For those of you who are not familiar with work of the Antitrust Modernization Committee, and I suspect that this includes most of our readers, the AMC was created by the Antitrust Modernization Committee Act of 2002, and is charged with the following tasks:
(1) to examine whether the need exists to modernize the antitrust laws and to identify and study related issues;
(2) to solicit views of all parties concerned with the operation of the antitrust laws;
(3) to evaluate the advisability of proposals and current arrangements with respect to any issues so identified; and
(4) to prepare and submit to Congress and the President a report.
The AMC has all but concluded tasks (1) and (2) as of January 19, when it held its Economists’ Roundtable on Merger Enforcement, the last of a series of hearings on a variety of antitrust issues. After reading through most of the transcripts and written submissions, which are very usefully available online at amc.gov, I am hopeful that the AMC’s report (due in April 2007) will be an important first step towards antitrust reform. Who knows, maybe the AMC will persuade legislators that it is time to overturn or significantly curtail the application ofthe Robinson-Patman Act? At a minimum, it promises to keep antitrust lawyers and economists busy for awhile.
For those interested in antitrust who do not want to wait until April 2007, I recommend the submissions from the panels on Merger Enforcement, New Economy and Patent Reform, and Exclusionary Conduct.
I fear that you are correct about legislative action re: the RP Act, but I can still hope!

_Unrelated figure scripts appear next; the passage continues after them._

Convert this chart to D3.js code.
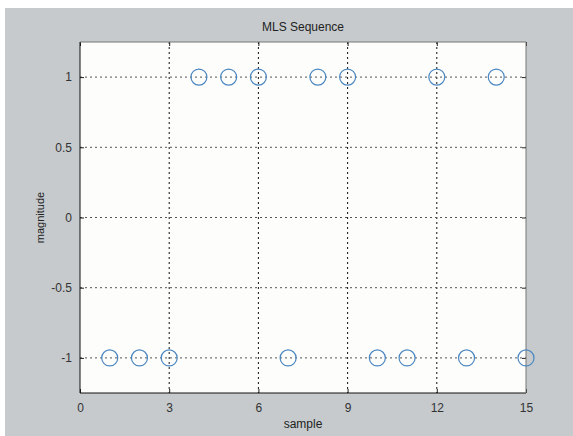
<!DOCTYPE html>
<meta charset="utf-8">
<style>
body { margin: 0; background: #fff; }
svg { display: block; }
text { font-family: "Liberation Sans", Arial, sans-serif; }
</style>
<body>
<script src="https://d3js.org/d3.v7.min.js"></script>
<script>

// MLS sequence values, sample 1..15
var samples = [1, 2, 3, 4, 5, 6, 7, 8, 9, 10, 11, 12, 13, 14, 15];
var values  = [-1, -1, -1, 1, 1, 1, -1, 1, 1, -1, -1, 1, -1, 1, -1];
var xTicks = [0, 3, 6, 9, 12, 15];
var yTicks = [-1, -0.5, 0, 0.5, 1];

var W = 573, H = 436;
var margin = {top: 42, right: 47, bottom: 43, left: 80},
    width = W - margin.left - margin.right,
    height = H - margin.top - margin.bottom;

var svg = d3.select("body").append("svg")
    .attr("width", W)
    .attr("height", H);

// gray figure background
svg.append("rect")
    .attr("x", 5).attr("y", 8)
    .attr("width", W - 5).attr("height", H - 8)
    .attr("fill", "#c6cacd");

var g = svg.append("g")
    .attr("transform", "translate(" + margin.left + "," + margin.top + ")");

var x = d3.scaleLinear().domain([0, 15]).range([0, width]);
var y = d3.scaleLinear().domain([-1.25, 1.25]).range([height, 0]);

g.append("rect")
    .attr("width", width).attr("height", height)
    .attr("fill", "#fdfdfc");

// grid
g.selectAll(".vgrid").data(xTicks.slice(1, -1)).enter().append("line")
    .attr("x1", d => x(d)).attr("x2", d => x(d))
    .attr("y1", 0).attr("y2", height)
    .attr("stroke", "#111").attr("stroke-width", 1)
    .attr("stroke-dasharray", "2,3");

g.selectAll(".hgrid").data(yTicks).enter().append("line")
    .attr("x1", 0).attr("x2", width)
    .attr("y1", d => y(d)).attr("y2", d => y(d))
    .attr("stroke", "#555").attr("stroke-width", 1)
    .attr("stroke-dasharray", "2,3");

// axes
var xAxis = g.append("g")
    .attr("transform", "translate(0," + height + ")")
    .call(d3.axisBottom(x).tickValues(xTicks).tickSize(-4).tickPadding(10));
var xTop = g.append("g")
    .call(d3.axisTop(x).tickValues(xTicks).tickSize(-4).tickFormat(""));
var yAxis = g.append("g")
    .call(d3.axisLeft(y).tickValues(yTicks).tickSize(-4).tickPadding(8)
      .tickFormat(d => String(d)));
var yRight = g.append("g")
    .attr("transform", "translate(" + width + ",0)")
    .call(d3.axisRight(y).tickValues(yTicks).tickSize(-4).tickFormat(""));

[xAxis, xTop, yAxis, yRight].forEach(function(a) {
  a.select(".domain").remove();
  a.selectAll("line").attr("stroke", "#222");
  a.selectAll("text").attr("font-size", 12).attr("fill", "#333")
    .attr("font-family", "Liberation Sans, Arial, sans-serif");
});

// frame
g.append("line").attr("x1", 0).attr("x2", 0).attr("y1", 0).attr("y2", height)
    .attr("stroke", "#111");
g.append("line").attr("x1", 0).attr("x2", width).attr("y1", height).attr("y2", height)
    .attr("stroke", "#111");
g.append("line").attr("x1", 0).attr("x2", width).attr("y1", 0).attr("y2", 0)
    .attr("stroke", "#777");
g.append("line").attr("x1", width).attr("x2", width).attr("y1", 0).attr("y2", height)
    .attr("stroke", "#777");

// markers
g.selectAll(".pt").data(samples).enter().append("circle")
    .attr("cx", d => x(d))
    .attr("cy", (d, i) => y(values[i]))
    .attr("r", 8)
    .attr("fill", "none")
    .attr("stroke", "#4a86c0")
    .attr("stroke-width", 1.2);

// labels
svg.append("text")
    .attr("x", margin.left + width / 2).attr("y", 31)
    .attr("text-anchor", "middle")
    .attr("font-size", 12).attr("fill", "#222")
    .text("MLS Sequence");

svg.append("text")
    .attr("x", margin.left + width / 2).attr("y", 428)
    .attr("text-anchor", "middle")
    .attr("font-size", 12).attr("fill", "#222")
    .text("sample");

svg.append("text")
    .attr("transform", "translate(44," + (margin.top + height / 2) + ") rotate(-90)")
    .attr("text-anchor", "middle")
    .attr("font-size", 11).attr("fill", "#222")
    .text("magnitude");

</script>
</body>
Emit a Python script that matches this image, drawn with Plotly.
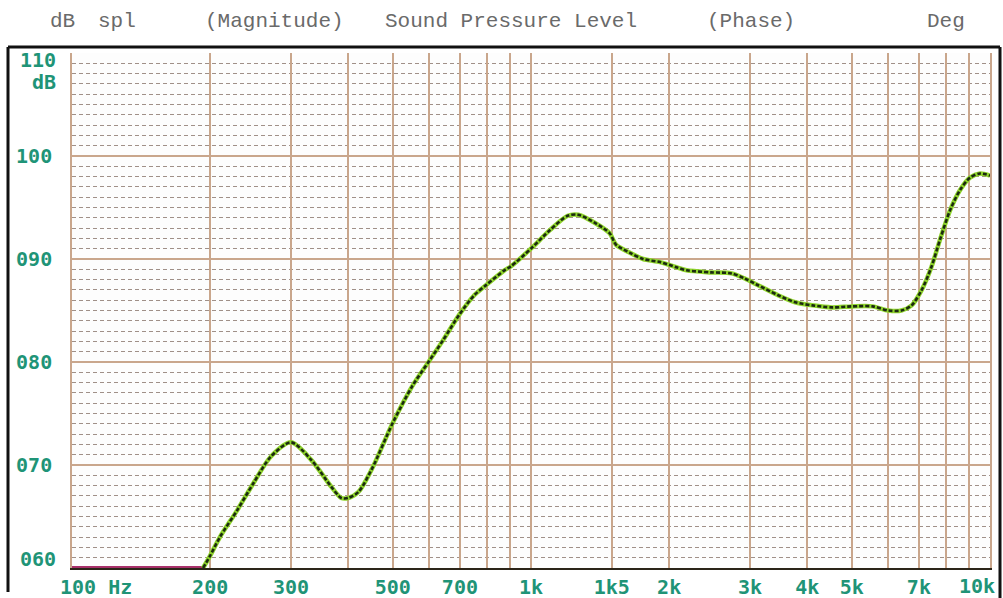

While decisions like Volvo and the like are helpful in curtailing the Act’s application, I fear it still does create some havoc in the monopolization context, i.e. the FTC’s action against McCormick.
Don’t think we’re going to see any Congressional action on R-P when all is said and done, but we just might get an AMC recommendation for repeal that we can keep in the knick-knack drawer with our old DOJ recommendation for repeal. The Volvo Trucks opinion may, on balance, hurt more than it helps when it comes to getting Congressional action. From what I’ve been able to put together, the powers-that-be seem to think that most of R-P has already been dealt with through the courts and through sellers’ creativity (coupon programs, etc.). Volvo Trucks is likely to be seen as further justification for leaving things alone, especially in light of the opinions tacit reaffirmation of Morton Salt in the power buyer context and the prevailing witch hunt mentality as to Wal-Mart. The small-business lobby remains powerful, and the economic arguments against R-P, while persuasive to almost anyone who actually takes time to think about them, don’t exactly resonate with mainstream America on every level.
By the way, you should have seen the first draft of the ABA Exemptions and Immunities Committee’s comments to the AMC. Before they shot me up with thorazine and took away my computer, that is.